Un des jalons de la carrière de Mugler est Too Funky, la vidéo qu’il a réalisée pour George Michael en 1992, avec des top-modèles comme Linda Evangelista et Eva Herzigova, mais aussi le mannequin transgenre Connie Girl, le chanteur de cabaret Joey Arias, et même Julie Newmar, la toute première Catwoman dans les années 60. En 1992, il a également lancé Angel, un des parfums les plus mémorables de la fin du XXe siècle. A cette même période, la maison a été reprise par le groupe cosmétique Clarins. Cette entreprise a mis fin à la ligne de couture en 2003, en raison de pertes qui se chiffraient en millions d’euros. Jusqu’en 2013, Mugler a continué de s’occuper des parfums, mais il a cessé de créer des vêtements. Il s’est concentré sur les spectacles de cabaret, le culturisme et la chirurgie plastique, jusqu’à ce qu’en 2019, il crée la robe dans laquelle Kim Kardashian a fait son entrée au fameux gala du Met.
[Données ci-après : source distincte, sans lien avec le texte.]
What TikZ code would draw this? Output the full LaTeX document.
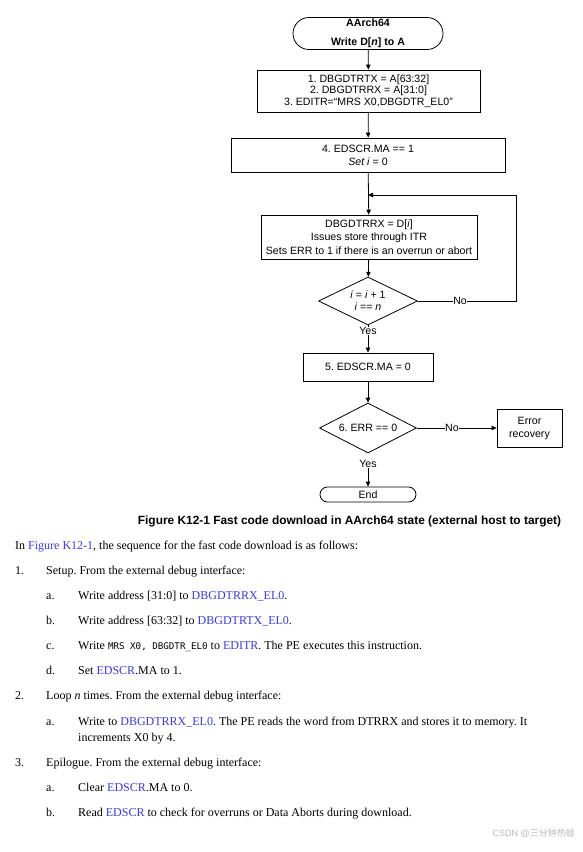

L’exposition a eu lieu précédemment à Montréal et à Rotterdam. « Nous irons tous les deux au vernissage à Paris, s’enthousiasme Casey Cadwallader. J’ai hâte de voir le résultat de la fusion entre sa communauté et la mienne. »

Thierry Mugler, Couturissime, Musée des Arts Décoratifs à Paris, madparis.fr Du 30 septembre au 24 avril 2022.